Thanks to Insider for this:

  • A man went to the doctor with a green, hair-like coating on his tongue.
  • He had taken antibiotics around 21 days before seeking medical help.
  • Hairy tongue can be caused by poor oral hygiene, smoking, and certain medications.

A man’s tongue turned green and hairy after he took antibiotics, according to a case report.

The unnamed 64-year-old man from Ohio, who was a smoker, told doctors his tongue had been discolored for two weeks, doctors wrote in the New England Journal of Medicine.

The man had completed a course of antibiotics around 21 days before he visited the doctor.

He was diagnosed with a condition known as hairy tongue, which makes what are known as filiform papillae bulges on the upper surface of the tongue discolored and elongated.

The American Academy of Oral Medicine says that hairy tongue occurs in as much as 13% of the population, and is harmless and relatively common.

Green Hairy Tongue

Smoking, bad oral hygiene, and soft foods can cause hairy tongue

Filiform papillae are bulges under the mucous membrane of the tongue, which help to roughen the surface and help with chewing, speaking, and keeping your mouth clean.

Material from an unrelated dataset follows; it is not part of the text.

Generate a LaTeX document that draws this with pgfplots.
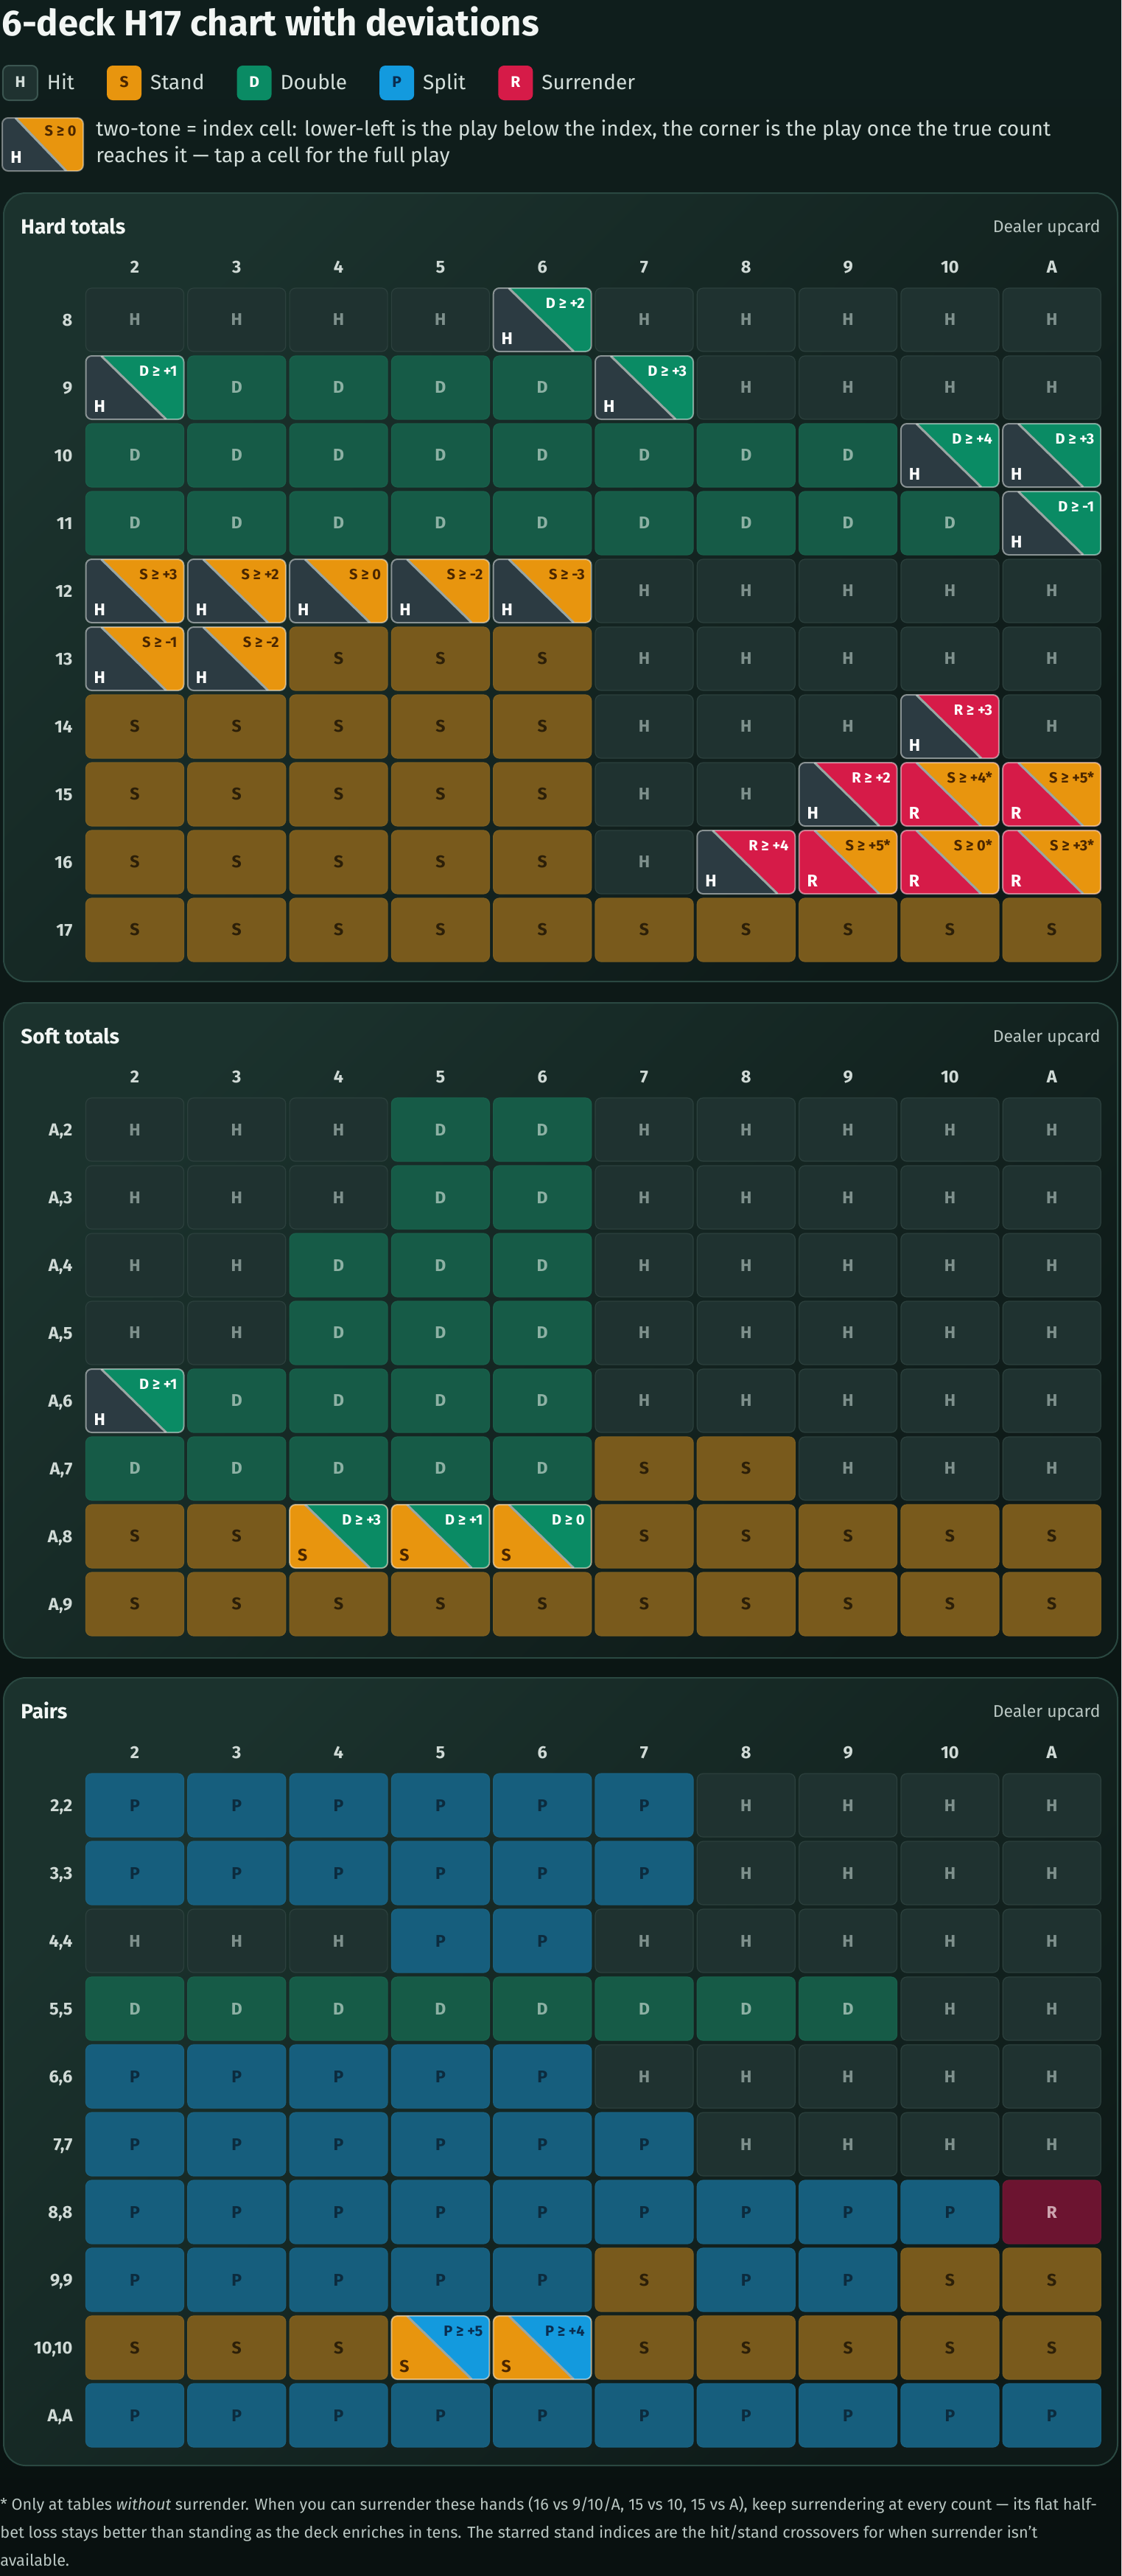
\documentclass[border=0pt]{standalone}
\usepackage{pgfplots}
\pgfplotsset{compat=1.18}
\usepackage{pgfplotstable}
\usepackage{fontspec}
\setmainfont{Fira Sans}

% page, panels, text
\definecolor{pagetop}{HTML}{0F1E1C}
\definecolor{pagebot}{HTML}{091110}
\definecolor{panelhi}{HTML}{1B322D}
\definecolor{panello}{HTML}{0E1A18}
\definecolor{panelrim}{HTML}{2A4841}
\definecolor{titletext}{HTML}{F2F6F4}
\definecolor{bodytext}{HTML}{D3DEDA}
\definecolor{dimtext}{HTML}{B9C6C2}
\definecolor{hdrtext}{HTML}{D0DAD6}
\definecolor{divider}{HTML}{9AA6A3}
\definecolor{chiprim}{HTML}{3B5550}
% plain cells: fill f, edge e, letter t
\definecolor{fH}{HTML}{1F3230}\definecolor{eH}{HTML}{2C403D}\definecolor{tH}{HTML}{7E908C}
\definecolor{fS}{HTML}{795A1C}\definecolor{eS}{HTML}{7E5F20}\definecolor{tS}{HTML}{2C1F08}
\definecolor{fD}{HTML}{165B47}\definecolor{eD}{HTML}{19604B}\definecolor{tD}{HTML}{8DB1A4}
\definecolor{fP}{HTML}{165E7D}\definecolor{eP}{HTML}{196282}\definecolor{tP}{HTML}{0C2B3E}
\definecolor{fR}{HTML}{6C1430}\definecolor{eR}{HTML}{711834}\definecolor{tR}{HTML}{CDA5AF}
% index cells: fill b, letter u
\definecolor{bH}{HTML}{2C3B42}\definecolor{uH}{HTML}{FFFFFF}
\definecolor{bS}{HTML}{E8950E}\definecolor{uS}{HTML}{4A2600}
\definecolor{bD}{HTML}{0A8B64}\definecolor{uD}{HTML}{FFFFFF}
\definecolor{bP}{HTML}{139ADE}\definecolor{uP}{HTML}{0A2D50}
\definecolor{bR}{HTML}{D61B48}\definecolor{uR}{HTML}{FFFFFF}

% basic play, one row per hand, columns = dealer 2..A
\pgfplotstableread{
r c0 c1 c2 c3 c4 c5 c6 c7 c8 c9
0 H H H H H H H H H H
1 H D D D D H H H H H
2 D D D D D D D D H H
3 D D D D D D D D D H
4 H H H H H H H H H H
5 H H S S S H H H H H
6 S S S S S H H H H H
7 S S S S S H H H R R
8 S S S S S H H R R R
9 S S S S S S S S S S
}\hardplay
% index cells, split by (play below index, play at index)
\pgfplotstableread[col sep=comma]{
c,r,lab
4,0,D ≥ +2
0,1,D ≥ +1
5,1,D ≥ +3
8,2,D ≥ +4
9,2,D ≥ +3
9,3,D ≥ -1
}\hardHD
\pgfplotstableread[col sep=comma]{
c,r,lab
0,4,S ≥ +3
1,4,S ≥ +2
2,4,S ≥ 0
3,4,S ≥ -2
4,4,S ≥ -3
0,5,S ≥ -1
1,5,S ≥ -2
}\hardHS
\pgfplotstableread[col sep=comma]{
c,r,lab
8,6,R ≥ +3
7,7,R ≥ +2
6,8,R ≥ +4
}\hardHR
\pgfplotstableread[col sep=comma]{
c,r,lab
8,7,S ≥ +4*
9,7,S ≥ +5*
7,8,S ≥ +5*
8,8,S ≥ 0*
9,8,S ≥ +3*
}\hardRS

\pgfplotstableread{
r c0 c1 c2 c3 c4 c5 c6 c7 c8 c9
0 H H H D D H H H H H
1 H H H D D H H H H H
2 H H D D D H H H H H
3 H H D D D H H H H H
4 H D D D D H H H H H
5 D D D D D S S H H H
6 S S S S S S S S S S
7 S S S S S S S S S S
}\softplay
\pgfplotstableread[col sep=comma]{
c,r,lab
0,4,D ≥ +1
}\softHD
\pgfplotstableread[col sep=comma]{
c,r,lab
2,6,D ≥ +3
3,6,D ≥ +1
4,6,D ≥ 0
}\softSD

\pgfplotstableread{
r c0 c1 c2 c3 c4 c5 c6 c7 c8 c9
0 P P P P P P H H H H
1 P P P P P P H H H H
2 H H H P P H H H H H
3 D D D D D D D D H H
4 P P P P P H H H H H
5 P P P P P P H H H H
6 P P P P P P P P P R
7 P P P P P S P P S S
8 S S S S S S S S S S
9 P P P P P P P P P P
}\pairplay
\pgfplotstableread[col sep=comma]{
c,r,lab
3,8,P ≥ +5
4,8,P ≥ +4
}\pairSP

\tikzset{
  plaincell/.style={rectangle, rounded corners=4pt, minimum width=66.5pt, minimum height=43pt,
    inner sep=0pt, outer sep=0pt, anchor=center, fill=f\pgfplotspointmeta, draw=e\pgfplotspointmeta,
    line width=0.6pt, text=t\pgfplotspointmeta, font=\bfseries\fontsize{11.5}{11.5}\selectfont},
  idxcell/.style 2 args={rectangle, rounded corners=4pt, minimum width=66.5pt, minimum height=43pt,
    inner sep=0pt, outer sep=0pt, anchor=center, draw=white, draw opacity=0.45, line width=1pt,
    path picture={
      \fill[fill=b#1, sharp corners] (path picture bounding box.south west) rectangle (path picture bounding box.north east);
      \fill[fill=b#2, sharp corners] ([xshift=10.5pt]path picture bounding box.north west)
        -- (path picture bounding box.north east) -- (path picture bounding box.south east)
        -- ([xshift=54.5pt]path picture bounding box.south west) -- cycle;
      \draw[draw=divider, draw opacity=1, line width=1.5pt, sharp corners]
        ([xshift=10.5pt]path picture bounding box.north west) -- ([xshift=54.5pt]path picture bounding box.south west);
      \node[anchor=base east, inner sep=0pt, minimum width=0pt, minimum height=0pt, text=u#2,
        font=\bfseries\fontsize{10}{10}\selectfont]
        at ([xshift=-4.5pt, yshift=-13.5pt]path picture bounding box.north east) {\pgfplotspointmeta};
      \node[anchor=base west, inner sep=0pt, minimum width=0pt, minimum height=0pt, text=u#1,
        font=\bfseries\fontsize{11.5}{11.5}\selectfont]
        at ([xshift=5.5pt, yshift=5pt]path picture bounding box.south west) {#1};
    }},
  chip/.style={rectangle, rounded corners=4pt, minimum width=23.5pt, minimum height=23.5pt,
    inner sep=0pt, font=\bfseries\fontsize{10.5}{10.5}\selectfont},
}

\pgfplotsset{
  playgrid/.style={
    scale only axis, width=691.5pt, anchor=north west,
    xmin=-0.5, xmax=9.5, ymin=-0.5, y dir=reverse,
    enlargelimits=false, clip=false,
    axis line style={draw=none}, tick style={draw=none}, major tick length=0pt,
    xtick={0,...,9}, xticklabels={2,3,4,5,6,7,8,9,10,A},
    xticklabel pos=right,
    xticklabel style={anchor=base, inner sep=0pt, yshift=9pt,
      font=\bfseries\fontsize{11.8}{11.8}\selectfont, text=hdrtext},
    yticklabel style={anchor=base east, inner sep=0pt, xshift=-7.5pt, yshift=-4pt,
      font=\bfseries\fontsize{11.8}{11.8}\selectfont, text=hdrtext},
  },
  plainplays/.style={forget plot, draw=none, mark=none, point meta=explicit symbolic,
    nodes near coords={\pgfplotspointmeta}, nodes near coords align={center},
    every node near coord/.style={/tikz/plaincell}},
  idxplays/.style 2 args={forget plot, draw=none, mark=none, point meta=explicit symbolic,
    nodes near coords={\mbox{}}, nodes near coords align={center},
    every node near coord/.style={/tikz/idxcell={#1}{#2}}},
}

\begin{document}
\begin{tikzpicture}
\begin{scope}[x=0.5pt, y=-0.5pt]
  \shade[top color=pagetop, bottom color=pagebot] (0,0) rectangle (1522,3496);
  \node[anchor=base west, inner sep=0pt, text=titletext, font=\bfseries\fontsize{24.5}{24.5}\selectfont]
    at (2,48) {6-deck H17 chart with deviations};
  % two-tone key
  \begin{scope}
    \clip[rounded corners=4pt] (3,160) rectangle (113,232);
    \fill[bH] (3,160) rectangle (113,232);
    \fill[bS] (21,160) -- (113,160) -- (113,232) -- (90,232) -- cycle;
    \draw[divider, line width=1.5pt] (21,160) -- (90,232);
  \end{scope}
  \draw[white, draw opacity=0.4, line width=1pt, rounded corners=4pt] (3,160) rectangle (113,232);
  \node[anchor=base east, inner sep=0pt, text=uS, font=\bfseries\fontsize{10}{10}\selectfont] at (104,184) {S ≥ 0};
  \node[anchor=base west, inner sep=0pt, text=white, font=\bfseries\fontsize{11.5}{11.5}\selectfont] at (14,221) {H};
  \node[anchor=base west, inner sep=0pt, text=bodytext, font=\fontsize{14}{14}\selectfont] at (130,184)
    {two-tone = index cell: lower-left is the play below the index, the corner is the play once the true count};
  \node[anchor=base west, inner sep=0pt, text=bodytext, font=\fontsize{14}{14}\selectfont] at (130,220)
    {reaches it — tap a cell for the full play};
  % panels
  \foreach \ptop/\pbot/\pname in {262/1332/Hard totals, 1361/2250/Soft totals, 2277/3346/Pairs} {
    \shade[rounded corners=15pt, top color=panelhi, bottom color=panello, shading angle=45]
      (5,\ptop) rectangle (1517,\pbot);
    \draw[panelrim, line width=1pt, rounded corners=15pt] (5,\ptop) rectangle (1517,\pbot);
    \node[anchor=base west, inner sep=0pt, text=titletext, font=\bfseries\fontsize{14}{14}\selectfont]
      at (28,\ptop+55) {\pname};
    \node[anchor=base east, inner sep=0pt, text=dimtext, font=\fontsize{11.5}{11.5}\selectfont]
      at (1494,\ptop+53) {Dealer upcard};
  }
  % footnote
  \node[anchor=base west, inner sep=0pt, text=dimtext, font=\fontsize{10.85}{10.85}\selectfont] at (0,3406)
    {* Only at tables \textit{without} surrender. When you can surrender these hands (16 vs 9/10/A, 15 vs 10, 15 vs A), keep surrendering at every count — its flat half-};
  \node[anchor=base west, inner sep=0pt, text=dimtext, font=\fontsize{10.85}{10.85}\selectfont] at (0,3444)
    {bet loss stays better than standing as the deck enriches in tens. The starred stand indices are the hit/stand crossovers for when surrender isn’t};
  \node[anchor=base west, inner sep=0pt, text=dimtext, font=\fontsize{10.85}{10.85}\selectfont] at (0,3482)
    {available.};
\end{scope}

% hard totals
\begin{axis}[playgrid, at={(56.925pt,-194pt)}, height=460pt, ymax=9.5,
  ytick={0,...,9}, yticklabels={8,9,10,11,12,13,14,15,16,17},
  legend columns=5, legend cell align=left,
  legend style={at={(-0.08015,1.3261)}, anchor=north west, draw=none, fill=none,
    inner sep=0pt, outer sep=0pt, text=bodytext, font=\fontsize{14}{14}\selectfont,
    /tikz/every odd column/.append style={column sep=4pt},
    /tikz/every even column/.append style={column sep=20pt}}]
  \addlegendimage{legend image code/.code={\node[chip, fill=fH, draw=chiprim, line width=1pt, text=bodytext] at (11.75pt,0pt) {H};}}
  \addlegendentry{Hit}
  \addlegendimage{legend image code/.code={\node[chip, fill=bS, text=uS] at (11.75pt,0pt) {S};}}
  \addlegendentry{Stand}
  \addlegendimage{legend image code/.code={\node[chip, fill=bD, text=white] at (11.75pt,0pt) {D};}}
  \addlegendentry{Double}
  \addlegendimage{legend image code/.code={\node[chip, fill=bP, text=uP] at (11.75pt,0pt) {P};}}
  \addlegendentry{Split}
  \addlegendimage{legend image code/.code={\node[chip, fill=bR, text=white] at (11.75pt,0pt) {R};}}
  \addlegendentry{Surrender}
  \pgfplotsinvokeforeach{0,...,9}{
    \addplot[plainplays] table[x expr=#1, y=r, meta=c#1] {\hardplay};
  }
  \addplot[idxplays={H}{D}] table[x=c, y=r, meta=lab] {\hardHD};
  \addplot[idxplays={H}{S}] table[x=c, y=r, meta=lab] {\hardHS};
  \addplot[idxplays={H}{R}] table[x=c, y=r, meta=lab] {\hardHR};
  \addplot[idxplays={R}{S}] table[x=c, y=r, meta=lab] {\hardRS};
\end{axis}

% soft totals
\begin{axis}[playgrid, at={(56.925pt,-743.5pt)}, height=368pt, ymax=7.5,
  ytick={0,...,7}, yticklabels={{A,2},{A,3},{A,4},{A,5},{A,6},{A,7},{A,8},{A,9}}]
  \pgfplotsinvokeforeach{0,...,9}{
    \addplot[plainplays] table[x expr=#1, y=r, meta=c#1] {\softplay};
  }
  \addplot[idxplays={H}{D}] table[x=c, y=r, meta=lab] {\softHD};
  \addplot[idxplays={S}{D}] table[x=c, y=r, meta=lab] {\softSD};
\end{axis}

% pairs
\begin{axis}[playgrid, at={(56.925pt,-1202pt)}, height=460pt, ymax=9.5,
  ytick={0,...,9}, yticklabels={{2,2},{3,3},{4,4},{5,5},{6,6},{7,7},{8,8},{9,9},{10,10},{A,A}}]
  \pgfplotsinvokeforeach{0,...,9}{
    \addplot[plainplays] table[x expr=#1, y=r, meta=c#1] {\pairplay};
  }
  \addplot[idxplays={S}{P}] table[x=c, y=r, meta=lab] {\pairSP};
\end{axis}

\pgfresetboundingbox
\path[use as bounding box] (0pt,0pt) rectangle (761pt,-1748pt);
\end{tikzpicture}
\end{document}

Usually, the filiform papillae are worn down from regular brushing and eating solid foods. But the protein keratin can build up on these papillae if there is a lack of abrasion to the top of the tongue, according to the AAOM. So people are more at risk of developing hairy tongue if they have poor oral hygiene or are on soft food diets as a result of other health issues or lack of teeth, for example.

When the filiform papillae are allowed to build up for a while, they can get very long and develop a hair-like appearance. They can then trap bacteria, yeast, and food, which add to the buildup.

Smoking can also increase your risk of hairy tongue, because it facilitates the buildup of bacteria and plaque on your tongue, as can taking certain medications like antibiotics, which can change the types of bacteria in your mouth and again cause buildup.

Usually with hairy tongue, the filiform papillae turn black, but they can also go brown, yellow, or green — like in this patient’s case.

Hairy tongue is more common in older age, as well as in men, according to the AAOM.

Hairy tongue doesn’t require any medication for its treatment. In this case, the patient was advised to gently scrub the surface of his tongue with a toothbrush four times daily, and to stop smoking.

Six months after he first presented with hairy tongue, it had returned to normal despite the fact that he did not stop smoking.